Scott, CalSTRS’ chief investment officer, told the investment committee the current market rally rests on narrower foundations than prior cycles and described a three‑part strategic agenda to prepare the fund for volatility and structural change.
“We're in a skinny bull market,” Scott said, explaining that artificial intelligence investment, high‑end consumer strength and defense spending have driven valuations while other sectors remain weak. He outlined a portfolio‑resiliency work plan that emphasizes diversification, liquidity management, industry network intelligence and information integrity in an era of rapid AI adoption.
Scott also previewed governance and implementation steps for a so‑called one‑fund approach, which would allow more dynamic allocation across liquid and private assets. He said the fund has widened some board‑level allocation bands, is developing a formal leverage policy and has increased mid‑monthly reporting on leverage statistics to support oversight. “Having that governance and the built‑in monitoring and reporting … is a foundational step,” he said.

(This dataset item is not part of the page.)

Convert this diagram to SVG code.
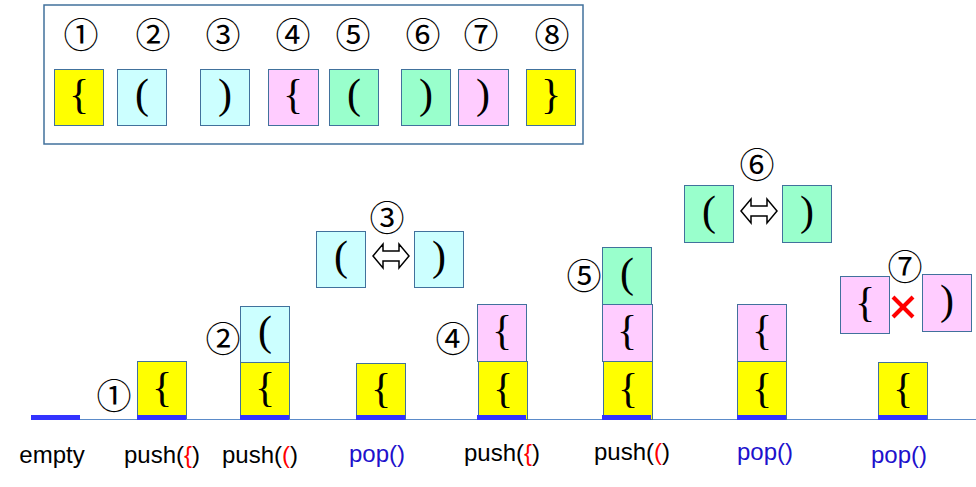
<svg xmlns="http://www.w3.org/2000/svg" width="976" height="487" viewBox="0 0 976 487">
<defs>
<style>
.box{stroke:#41719c;stroke-width:1}
.y{fill:#ffff00}.c{fill:#ccffff}.p{fill:#ffccff}.g{fill:#99ffcc}
.br{font-family:"Liberation Serif","Times New Roman",serif;font-size:42px;fill:#000;text-anchor:middle}
.num{font-family:"Noto Sans CJK JP","DejaVu Sans",sans-serif;font-size:35px;fill:#000;text-anchor:middle;dominant-baseline:central}
.lbl{font-family:"Liberation Sans",Arial,sans-serif;font-size:24px;fill:#000;text-anchor:middle}
.red{fill:#ff0000}
.blue{fill:#2010cc}
.bar{fill:#3333ff}
.arr{fill:#ffffff;stroke:#000;stroke-width:1.5;stroke-linejoin:miter}
</style>
<symbol id="dbl" viewBox="0 0 36 24" overflow="visible">
<polygon class="arr" points="0,12 10,0 10,7 26,7 26,0 36,12 26,24 26,17 10,17 10,24"/>
</symbol>
</defs>
<rect width="976" height="487" fill="#ffffff"/>

<g id="legend">
<rect x="44" y="5" width="539" height="139" fill="#ffffff" stroke="#41719c" stroke-width="1.5"/>
<text class="num" x="81" y="32">①</text>
<text class="num" x="153" y="32">②</text>
<text class="num" x="223" y="32">③</text>
<text class="num" x="293" y="32">④</text>
<text class="num" x="353" y="32">⑤</text>
<text class="num" x="423" y="32">⑥</text>
<text class="num" x="481" y="32">⑦</text>
<text class="num" x="552" y="32">⑧</text>
<rect class="box y" x="54.5" y="69.5" width="49" height="56"/><text class="br" x="79" y="108">{</text>
<rect class="box c" x="117.5" y="69.5" width="49" height="56"/><text class="br" x="142" y="108">(</text>
<rect class="box c" x="200.5" y="69.5" width="49" height="56"/><text class="br" x="225" y="108">)</text>
<rect class="box p" x="268.5" y="69.5" width="50" height="56"/><text class="br" x="293" y="108">{</text>
<rect class="box g" x="329.5" y="69.5" width="49" height="56"/><text class="br" x="354" y="108">(</text>
<rect class="box g" x="401.5" y="69.5" width="49" height="56"/><text class="br" x="426" y="108">)</text>
<rect class="box p" x="458.5" y="69.5" width="50" height="56"/><text class="br" x="483" y="108">)</text>
<rect class="box y" x="526.5" y="69.5" width="49" height="56"/><text class="br" x="551" y="108">}</text>
</g>

<g id="connectors">
<line x1="80" y1="419.5" x2="976" y2="419.5" stroke="#5b8bc9" stroke-width="1.2"/>
</g>

<g id="s0">
<rect class="bar" x="31" y="415" width="49" height="5"/>
<text class="lbl" x="52" y="463">empty</text>
</g>

<g id="s1">
<text class="num" x="114" y="393">①</text>
<rect class="box y" x="137.5" y="361.5" width="49" height="57"/><text class="br" x="162" y="401">{</text>
<rect class="bar" x="137" y="415" width="49" height="5"/>
<text class="lbl" x="162" y="463">push(<tspan class="red">{</tspan>)</text>
</g>

<g id="s2">
<text class="num" x="223" y="336">②</text>
<rect class="box c" x="240.5" y="306.5" width="49" height="56"/><text class="br" x="265" y="345">(</text>
<rect class="box y" x="240.5" y="362.5" width="49" height="56"/><text class="br" x="265" y="401">{</text>
<rect class="bar" x="240" y="415" width="49" height="5"/>
<text class="lbl" x="260" y="463">push(<tspan class="red">(</tspan>)</text>
</g>

<g id="s3">
<text class="num" x="387" y="215">③</text>
<rect class="box c" x="316.5" y="231.5" width="49" height="56"/><text class="br" x="341" y="270">(</text>
<use href="#dbl" x="373" y="244" width="36" height="24"/>
<rect class="box c" x="414.5" y="231.5" width="49" height="56"/><text class="br" x="439" y="270">)</text>
<rect class="box y" x="356.5" y="363.5" width="49" height="56"/><text class="br" x="381" y="402">{</text>
<rect class="bar" x="356" y="415" width="49" height="5"/>
<text class="lbl blue" x="377" y="462">pop()</text>
</g>

<g id="s4">
<text class="num" x="453" y="336">④</text>
<rect class="box p" x="477.5" y="304.5" width="49" height="57"/><text class="br" x="502" y="344">{</text>
<rect class="box y" x="478.5" y="361.5" width="49" height="58"/><text class="br" x="503" y="402">{</text>
<rect class="bar" x="477" y="415" width="49" height="5"/>
<text class="lbl" x="502" y="461">push(<tspan class="red">{</tspan>)</text>
</g>

<g id="s5">
<text class="num" x="584" y="273">⑤</text>
<rect class="box g" x="602.5" y="247.5" width="49" height="57"/><text class="br" x="627" y="287">(</text>
<rect class="box p" x="602.5" y="304.5" width="50" height="57"/><text class="br" x="627" y="344">{</text>
<rect class="box y" x="603.5" y="361.5" width="49" height="58"/><text class="br" x="628" y="402">{</text>
<rect class="bar" x="602" y="415" width="49" height="5"/>
<text class="lbl" x="632" y="460">push(<tspan class="red">(</tspan>)</text>
</g>

<g id="s6">
<text class="num" x="757" y="162">⑥</text>
<rect class="box g" x="684.5" y="185.5" width="49" height="57"/><text class="br" x="709" y="225">(</text>
<use href="#dbl" x="741" y="199" width="36" height="24"/>
<rect class="box g" x="782.5" y="185.5" width="49" height="57"/><text class="br" x="807" y="225">)</text>
<rect class="box p" x="737.5" y="304.5" width="49" height="57"/><text class="br" x="762" y="344">{</text>
<rect class="box y" x="737.5" y="361.5" width="49" height="58"/><text class="br" x="762" y="402">{</text>
<rect class="bar" x="737" y="415" width="49" height="5"/>
<text class="lbl blue" x="765" y="460">pop()</text>
</g>

<g id="s7">
<text class="num" x="905" y="264">⑦</text>
<rect class="box p" x="840.5" y="276.5" width="49" height="57"/><text class="br" x="865" y="316">{</text>
<g stroke="#ff0000" stroke-width="4">
<line x1="893" y1="297" x2="913" y2="317"/>
<line x1="913" y1="297" x2="893" y2="317"/>
</g>
<rect class="box p" x="922.5" y="274.5" width="49" height="57"/><text class="br" x="947" y="314">)</text>
<rect class="box y" x="878.5" y="362.5" width="49" height="57"/><text class="br" x="903" y="402">{</text>
<rect class="bar" x="878" y="415" width="49" height="5"/>
<text class="lbl blue" x="899" y="463">pop()</text>
</g>
</svg>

On personnel and footprint, Scott announced a promotion: Nick will lead Sustainable Investment and Stewardship Strategies, overseeing proxy voting and engagements, and he previewed a consent agenda item to expand the San Francisco office to roughly 17,000 square feet to grow local staff (from about 20 to an anticipated 40) and strengthen recruiting and partner access for private‑markets activities.
Trustees asked governance and implementation questions. Trustee Frank Ruffino asked how board governance will keep the one‑fund approach disciplined; Scott pointed to existing policies, monitoring and consultant involvement and said more advanced governance work is forthcoming. The committee recessed for a short break and planned closed‑session discussion of specific transactions and stewardship tactics.